“On Friday we won’t have stock if this doesn’t end,” Gran Colombia Gold’s CEO Lombardo Paredes warned today.
Speaking to Bloomberg from Bogotá, Paredes explained that small-scale miners operating inside the company’s concession in the Department of Antioquia have been blocking roads since Monday, an action that has prevented workers from reaching the main mining complex and that is costing the company $2 million in daily losses.
Gran Colombia is the largest underground gold and silver producer in Colombia. Its 2016 output target of 145,000 oz to 150,000 oz of gold may become unreachable if protests continue throughout the rest of the week. The company is still producing gold from stockpiles, but Paredes says they will soon run out.
According to W Radio, 15,000 artisanal miners have been protesting since September 19th against expansion plans led by Zandor Capital, a subsidiary of Gran Colombia Gold. They are also against the closure of 120 pitheads imposed by Decree 1421 enacted on September 1st by the Ministry of Mining and Energy.

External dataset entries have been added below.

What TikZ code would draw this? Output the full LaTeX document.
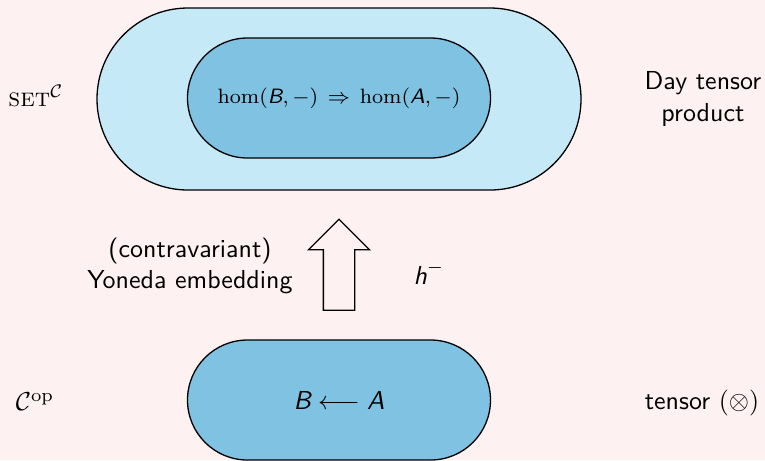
\documentclass[tikz,border=0pt]{standalone}
\usepackage{amsmath}
\usepackage{amssymb}
\usepackage{xcolor}
\usepackage{tikz}
\usetikzlibrary{shapes.misc,shapes.arrows}
\definecolor{slidepink}{HTML}{FEF1F1}
\definecolor{paleblue}{HTML}{C6E9F8}
\definecolor{midblue}{HTML}{80C2E1}
\newcommand{\pxu}{0.385pt}
\newcommand{\sfit}[1]{\text{\sffamily\itshape #1}}

\begin{document}
\begin{tikzpicture}[
    x=0.385pt, y=-0.385pt,
    every node/.style={
        font=\sffamily,
        align=center
    },
    blob/.style={
        rounded rectangle,
        draw=black,
        line width=0.5pt,
        inner sep=0pt
    },
    bigblob/.style={blob, fill=paleblue, minimum width={484*\pxu}, minimum height={182*\pxu}},
    smallblob/.style={blob, fill=midblue, minimum width={303*\pxu}, minimum height={120*\pxu}},
    blockarrow/.style={
        single arrow,
        draw=black,
        line width=0.5pt,
        inner xsep={15*\pxu},
        inner ysep=0pt,
        shape border rotate=90,
        minimum height={91*\pxu},
        single arrow head extend={15*\pxu}
    }
]
\useasboundingbox[fill=slidepink] (0,0) rectangle (765,460);

% functor category on top
\node[bigblob] (setc) at (339,99) {};
\node[smallblob] (homs) at (339,98) {\footnotesize$\hom(\sfit{B},-)\,\Rightarrow\,\hom(\sfit{A},-)$};

% base category below
\node[smallblob] (cop) at (339,400) {$\sfit{B}\longleftarrow\sfit{A}$};

% embedding
\node[blockarrow] (emb) at (339,272.5) {};

% labels
\node (setlbl) at (36,96) {$\text{\rmfamily\scshape set}^{\mathcal{C}}$};
\node (coplbl) at (35,402) {$\mathcal{C}^{\mathrm{op}}$};
\node (daylbl) at (703,99) {Day tensor\\product};
\node (tenlbl) at (702,403) {tensor $(\otimes)$};
\node (yonlbl) at (190,266) {(contravariant)\\Yoneda embedding};
\node (hlbl) at (429,273) {$\sfit{h}^{-}$};
\end{tikzpicture}
\end{document}
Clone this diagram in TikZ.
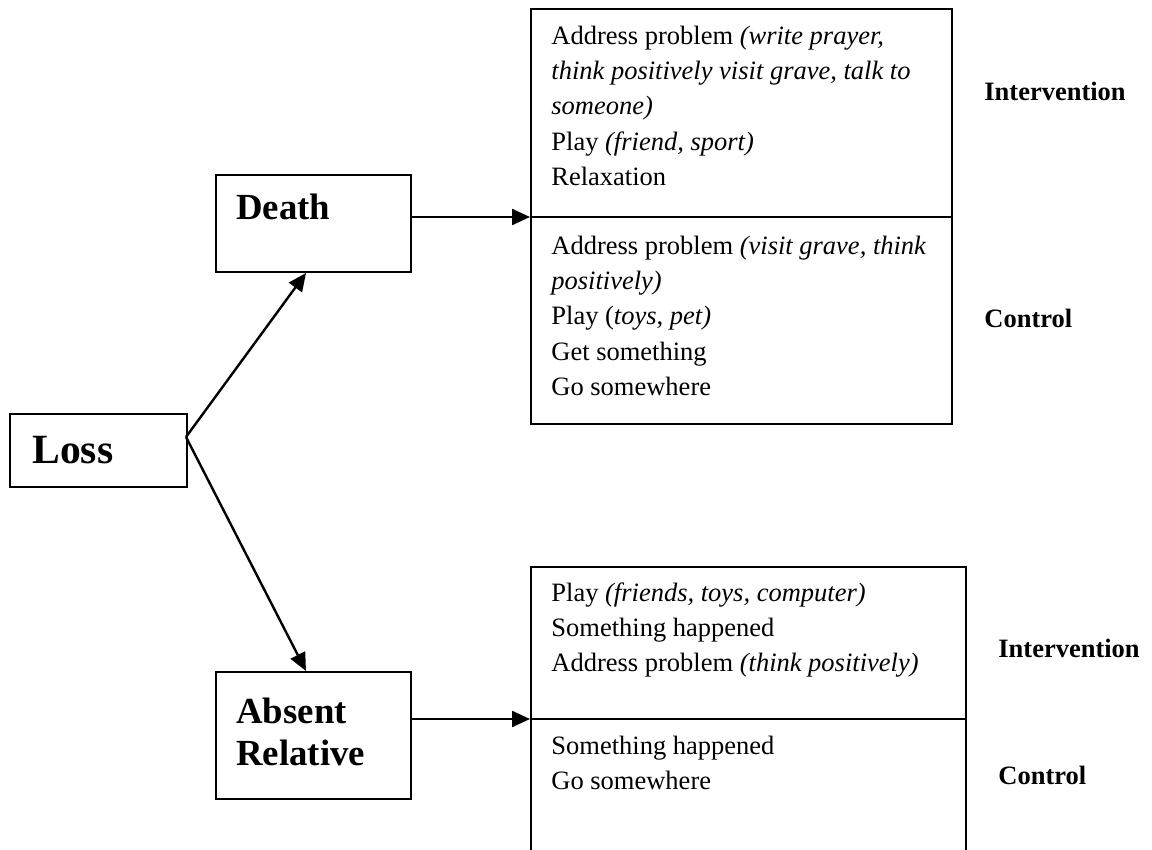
\documentclass[tikz,border=0pt]{standalone}
\usepackage{fontspec}
\setmainfont{Liberation Serif}
\usetikzlibrary{positioning,arrows.meta}

\begin{document}
\begin{tikzpicture}[
        x=0.5pt, y=-0.5pt,
        box/.style={
            rectangle, draw = black, line width = 1pt, anchor = north west, inner sep = 0pt
        },
        entries/.style={
            anchor = north west, inner sep = 0pt, align = left,
            font = \fontsize{13.25}{17.6}\selectfont
        },
        group/.style={
            anchor = base west, inner sep = 0pt,
            font = \fontsize{13.25}{16}\selectfont\bfseries
        },
        cause/.style={
            anchor = base west, inner sep = 0pt, align = left,
            font = \fontsize{18.4}{21}\selectfont\bfseries
        },
        flow/.style={
            -{Triangle[length=9pt,width=8pt]}, line width = 1.2pt
        },
    ]
    \useasboundingbox (0,0) rectangle (1152,850);
    \clip (0,0) rectangle (1152,850);

    \node (loss) [box, minimum width = 88.5pt, minimum height = 36.5pt] at (9,413) {};
    \node (lossText) [cause, font = \fontsize{20.8}{24}\selectfont\bfseries] at (32,463) {Loss};
    \coordinate (lossOut) at (186,437);

    \node (death) [box, minimum width = 97.5pt, minimum height = 48.5pt] at (215,174) {};
    \node (deathText) [cause] at (236,220) {Death};
    \path (lossOut) edge[flow] ([xshift=-3.75pt]death.south);

    \node (absent) [box, minimum width = 97.5pt, minimum height = 63.5pt] at (215,671) {};
    \node (absentText) [cause, anchor = north west] at (236,693.6) {\strut Absent \\ Relative};
    \path (lossOut) edge[flow] ([xshift=-3.75pt]absent.north);

    % death: intervention above, control below
    \node (deathBox) [box, minimum width = 210.5pt, minimum height = 207.5pt] at (530,8) {};
    \coordinate (deathSplit) at (530,217);
    \draw[line width = 1pt] (deathSplit) -- (deathSplit -| deathBox.east);
    \path (death.east |- deathSplit) edge[flow] (deathSplit);
    \node (deathInter) [entries] at (551,19.4) {\strut Address problem \textit{(write prayer,} \\
        \textit{think positively visit grave, talk to} \\ \textit{someone)} \\
        Play \textit{(friend, sport)} \\ Relaxation};
    \node (deathCtrl) [entries] at (551,229.4) {\strut Address problem \textit{(visit grave, think} \\
        \textit{positively)} \\ Play (\textit{toys}, \textit{pet)} \\ Get something \\ Go somewhere};
    \node (deathInterLabel) [group] at (984,101) {Intervention};
    \node (deathCtrlLabel) [group] at (984,328) {Control};

    % absent relative: intervention above, control below
    \node (absentBox) [box, minimum width = 217.5pt, minimum height = 150pt] at (530,566) {};
    \coordinate (absentSplit) at (530,719);
    \draw[line width = 1pt] (absentSplit) -- (absentSplit -| absentBox.east);
    \path (absent.east |- absentSplit) edge[flow] (absentSplit);
    \node (absentInter) [entries] at (551,576.4) {\strut Play \textit{(friends, toys, computer)} \\
        Something happened \\ Address problem \textit{(think positively)}};
    \node (absentCtrl) [entries] at (551,729.4) {\strut Something happened \\ Go somewhere};
    \node (absentInterLabel) [group] at (998,657) {Intervention};
    \node (absentCtrlLabel) [group] at (998,784) {Control};

\end{tikzpicture}
\end{document}
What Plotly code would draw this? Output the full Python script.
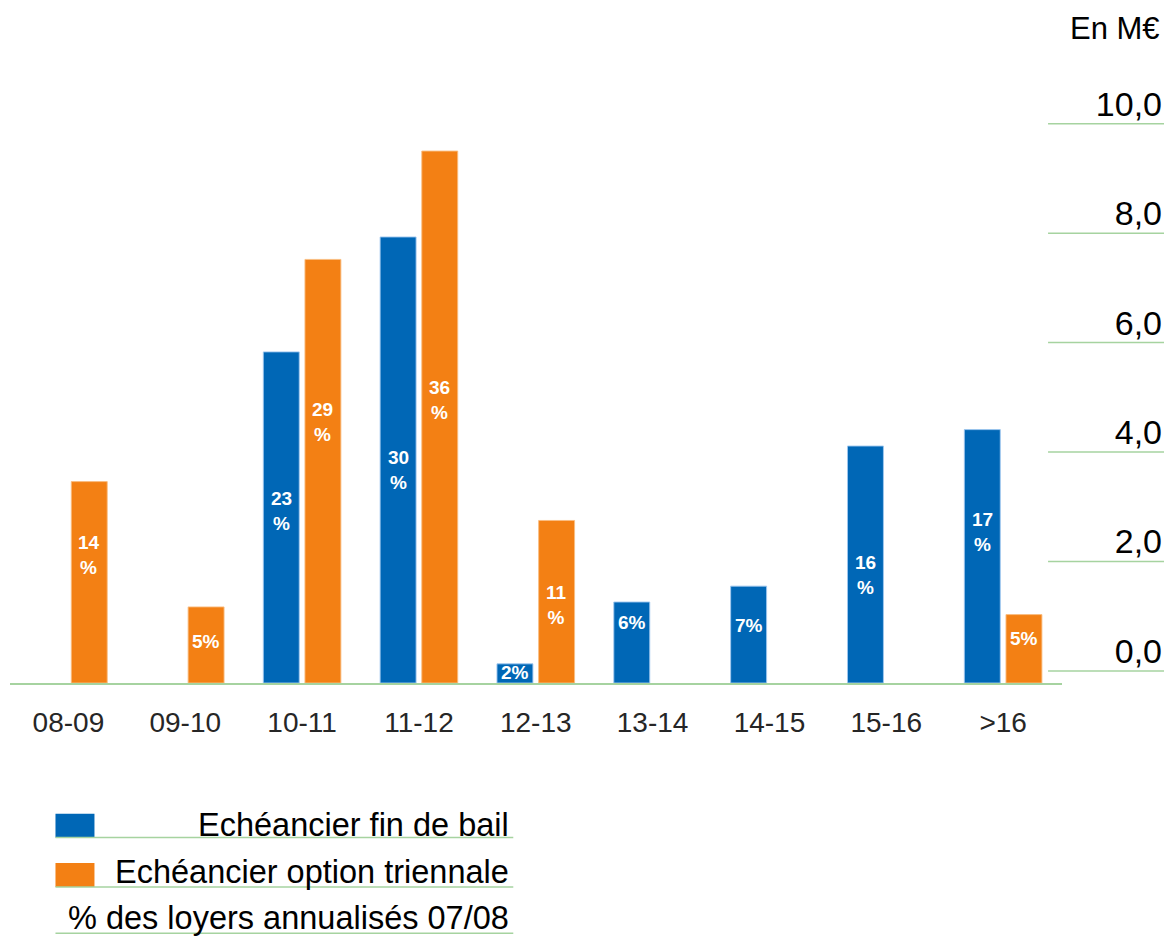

The edict also requires small processing plants to obtain a registration with the Colombian government and an environmental license, and to only process and sell gold with a proper certificate of origin.
Miners say that both the government and the Canadian-based giant don’t have the will to find a middle ground and negotiate the conditions and timeframe of the process of formalizing illegal mining.
But Gran Colombia stated in a press release that they complied with the calendar of meetings established by the Mining Table of the towns of Segovia and Remedios, where its operations are located.
Given this breakdown in talks, the Governor of Antioquia Luis Pérez has asked the federal government for help in finding a solution to the crisis.